Le RRR Band-Off reprend le même concept, cette fois pour des adultes. Des groupes formés par tirage au sort il y a un mois et demi se produiront ce soir au Bar Le Ritz PDB dans le Mile Ex. Ils reprendront des titres de groupes de rock féminins.

Absence d’hommes cisgenres

Particularité de l’événement : sur scène comme derrière les tables de mixage et les caméras, vous ne verrez pas d’hommes cisgenres (qui acceptent le genre assigné à leur naissance). Le but ? « Promouvoir davantage la représentativité sur scène des femmes, des personnes trans et non binaires (ni hommes ni femmes) », annonce l’organisatrice. Selon elle, bien que les choses évoluent, le machisme est encore trop présent sur la scène rock.
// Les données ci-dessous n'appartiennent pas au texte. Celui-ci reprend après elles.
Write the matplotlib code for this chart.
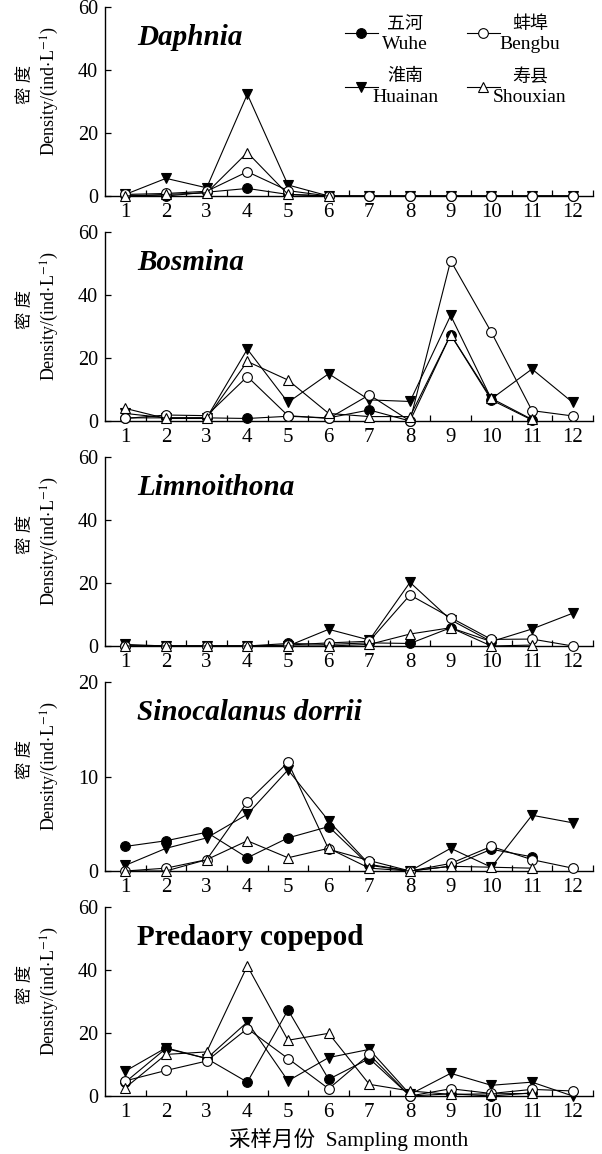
import numpy as np
import matplotlib
matplotlib.use("Agg")
import matplotlib.pyplot as plt

plt.rcParams["font.family"] = ["Liberation Serif", "Noto Sans CJK SC"]
plt.rcParams["mathtext.fontset"] = "stix"

# ── data ──────────────────────────────────────────────────────────────────────
months = np.arange(1, 13)
nan = np.nan

taxa = ["Daphnia", "Bosmina", "Limnoithona", "Sinocalanus dorrii", "Predaory copepod"]
title_italic = [True, True, True, True, False]
ymax = [60, 60, 60, 20, 60]

wuhe = [
    [0.3, 0, 1.2, 2.4, 0.5, 0, 0, 0, 0, 0, 0, 0],
    [1, 1, 1, 0.8, 1.5, 1, 3.5, 0, 27.4, 6.7, 0.3, nan],
    [0, 0, 0, 0, 0.8, 0.5, 1, 0.8, 5.8, 1.4, nan, nan],
    [2.6, 3.2, 4.1, 1.4, 3.5, 4.7, 0.6, 0, 0.5, 2.3, 1.5, nan],
    [4.4, 15.1, 11.9, 4.4, 27.3, 5.3, 11.9, 0, 0.7, 0, 1, nan],
]
bengbu = [
    [0.5, 0.8, 1.5, 7.7, 1.7, 0, 0, 0, 0, 0, 0, 0],
    [0.8, 1.9, 1.7, 14.1, 1.7, 0.8, 8.3, 0, 50.9, 28.2, 3.3, 1.6],
    [0, 0, 0, 0, 0.3, 1, 1.5, 16.2, 9, 2.1, 2.2, 0],
    [0, 0.3, 1.2, 7.3, 11.5, 2.3, 1.1, 0, 0.8, 2.6, 1.2, 0.3],
    [4.8, 8.1, 11.1, 21.4, 11.9, 2.3, 13.2, 0, 2.3, 0.8, 2.1, 1.6],
]
huainan = [
    [0.5, 5.6, 2.6, 32.3, 3.5, 0, 0, 0, 0, 0, 0, 0],
    [2.4, 1, 1, 22.8, 5.9, 15, 6.7, 6.2, 33.5, 7, 16.5, 5.9],
    [0.5, 0, 0, 0, 0, 5.3, 1.9, 20.2, 8.3, 1.4, 5.4, 10.4],
    [0.6, 2.4, 3.5, 6, 10.7, 5.3, 0.7, 0, 2.4, 0.4, 5.9, 5.1],
    [7.9, 15.3, 11.9, 23.5, 4.8, 12.2, 14.8, 0.5, 7.2, 3.4, 4.4, 0],
]
shouxian = [
    [0, 0.5, 1, 13.8, 0.5, 0, nan, nan, nan, nan, nan, nan],
    [4, 0.8, 0.8, 18.9, 13, 2.4, 1.4, 1.4, 27.4, 7.2, 0.5, nan],
    [0, 0, 0, 0, 0, 0, 0.5, 3.8, 5.8, 0, 0.3, nan],
    [0, 0, 1.2, 3.2, 1.4, 2.4, 0.3, 0, 0.5, 0.4, 0.3, nan],
    [2.6, 13.2, 14, 41.3, 17.7, 19.9, 3.7, 1.6, 0.5, 0.7, 0.8, nan],
]

stations_cn = ["五河", "蚌埠", "淮南", "寿县"]
stations_en = ["Wuhe", "Bengbu", "Huainan", "Shouxian"]

# marker styles: (marker, facecolor)
STY = {
    "Wuhe": ("o", "black"),
    "Huainan": ("v", "black"),
    "Bengbu": ("o", "white"),
    "Shouxian": ("^", "white"),
}

# ── figure ────────────────────────────────────────────────────────────────────
W, H = 602, 1154
fig = plt.figure(figsize=(W / 100, H / 100), dpi=100)

AX_L, AX_R = 105, 593
AX_H = 189
tops = [7, 232, 457, 682, 907]

series_sets = {"Wuhe": wuhe, "Huainan": huainan, "Bengbu": bengbu, "Shouxian": shouxian}

for i, top in enumerate(tops):
    bot = top + AX_H
    ax = fig.add_axes([AX_L / W, 1 - bot / H, (AX_R - AX_L) / W, AX_H / H])
    for name in ["Wuhe", "Huainan", "Bengbu", "Shouxian"]:
        mk, fc = STY[name]
        ax.plot(months, series_sets[name][i], color="black", lw=0.8,
                marker=mk, ms=7, mfc=fc, mec="black", mew=0.8,
                clip_on=False, zorder=3)

    ax.set_xlim(0.5, 12.5)
    ax.set_ylim(0, ymax[i])
    step = 10 if ymax[i] == 20 else 20
    ax.set_yticks(np.arange(0, ymax[i] + 1, step))
    ax.set_xticks(months)
    ax.set_xticks(np.arange(1.5, 13, 1), minor=True)
    ax.tick_params(axis="x", which="major", length=0, labelsize=15, pad=5)
    ax.tick_params(axis="x", which="minor", direction="in", length=4.5, width=0.9)
    ax.tick_params(axis="y", direction="in", length=4, width=0.9,
                   labelsize=14.5, pad=5)
    for s in ("top", "right"):
        ax.spines[s].set_visible(False)
    for s in ("left", "bottom"):
        ax.spines[s].set_linewidth(1.0)

    ax.text(0.066, 0.80, taxa[i], transform=ax.transAxes, fontsize=21,
            fontweight="bold", fontstyle="italic" if title_italic[i] else "normal",
            ha="left", va="baseline")

    # y label (two lines)
    yc = 1 - (top + 84) / H
    fig.text(26 / W, yc + 0.006, "密 度", rotation=90, fontsize=12.5,
             ha="center", va="center")
    fig.text(50 / W, yc, r"Density/(ind$\cdot$L$^{-1}$)", rotation=90,
             fontsize=13, ha="center", va="center")

    if i == 0:
        leg = [
            ("Wuhe", 0.492, 0.559, 0.615, 0.862, 0.905, 0.799),
            ("Bengbu", 0.742, 0.809, 0.871, 0.862, 0.905, 0.799),
            ("Huainan", 0.492, 0.559, 0.615, 0.577, 0.630, 0.519),
            ("Shouxian", 0.742, 0.809, 0.871, 0.577, 0.630, 0.519),
        ]
        for name, x0, x1, xt, yl, ycn, yen in leg:
            mk, fc = STY[name]
            ax.plot([x0, x1], [yl, yl], transform=ax.transAxes, color="black",
                    lw=0.8, clip_on=False)
            ax.plot([(x0 + x1) / 2], [yl], transform=ax.transAxes, marker=mk,
                    ms=7, mfc=fc, mec="black", mew=0.8, clip_on=False)
            k = stations_en.index(name)
            ax.text(xt, ycn, stations_cn[k], transform=ax.transAxes,
                    fontsize=13, ha="center", va="center")
            ax.text(xt, yen, stations_en[k], transform=ax.transAxes,
                    fontsize=14, ha="center", va="center")

fig.text((AX_L + AX_R) / 2 / W, 1 - 1140 / H, "采样月份  Sampling month",
         fontsize=15.5, ha="center", va="center")

fig.savefig("out.png", dpi=100, facecolor="white")
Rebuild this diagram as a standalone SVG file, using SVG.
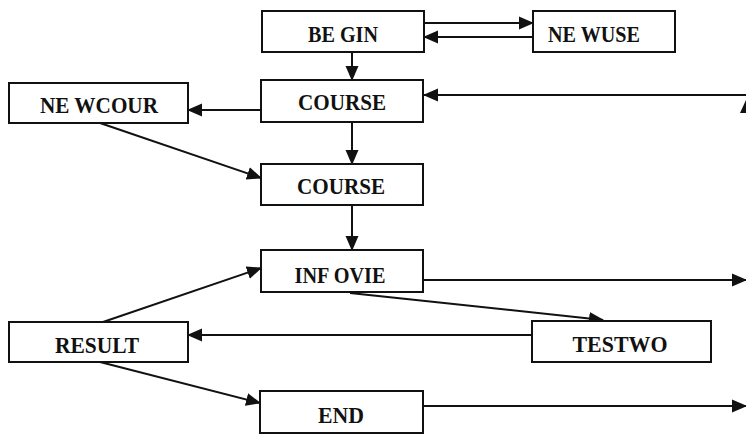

Elle ajoute que les filles se lancent généralement dans la musique plus tard que les garçons. « Ce qui est encouragé dans le rock, c’est d’être agressif, de prendre sa place, dit-elle. Ce ne sont pas nécessairement des qualités encouragées chez les filles. Il y a donc cette volonté de pousser ce côté un peu énervé et rebelle chez les filles. »

Pour Trish, l’absence d’hommes cisgenres favorise une meilleure harmonie au sein du groupe. « Dans notre band, on prend des décisions à l’unanimité. Je pense que des fois, c’est un peu plus difficile dans des groupes où il y a des hommes », remarque-t-elle. 

Sans complexe

Le RRR Band-Off est aussi un espace où les gens peuvent se sentir à l’aise de pratiquer la musique sans se sentir jugés. « Pas besoin d’avoir une technique incroyable ou une expérience de 10 ans en musique pour jouer dans un groupe », précise Marine Gourit. 

Certaines participantes sont des novices et n’ont eu qu’une formation d’une heure dans le cadre de l’événement. Comme Trish. Elle a dû apprivoiser les baguettes. Et c’est plus difficile qu’il n’y paraît ! 

« Je pensais que la batterie était vraiment facile, mais en fait, ça prend beaucoup de coordination, d’efforts et de pratique. » Être dans cet espace bienveillant lui a permis de sortir de sa zone de confort. « Je n’ai jamais chanté devant des gens, confie-t-elle. Mais là, je suis plus à l’aise de chanter et de jouer d’un instrument. C’est vraiment une bonne façon de commencer. »

« On reprend ! Un autre quatre temps ! »

À l’approche de l’événement, l’anxiété laisse place à l’excitation. « J’ai hâte ! s’exclame Trish. Je pense que ça va être vraiment cool ! »

Le spectacle qui aura lieu ce soir à 20 h au Bar Le Ritz PDB sera ouvert au grand public (y compris les hommes cisgenres). La contribution suggérée à l’entrée : 20 $.

Consultez la page de l’événement : https://www.facebook.com/events/399603663969903/

Le genre sous toutes ses expressions

Le terme « cisgenre » désigne les personnes qui s’identifient au genre qui leur a été assigné à la naissance (homme ou femme). À l’inverse, les personnes de genres non conformes sont celles qui s’identifient à un genre différent de celui qui leur a été assigné à leur naissance. Cela comprend, entre autres, les hommes trans, les femmes trans, les personnes non binaires (qui ne s’identifient ni comme des hommes ni comme des femmes).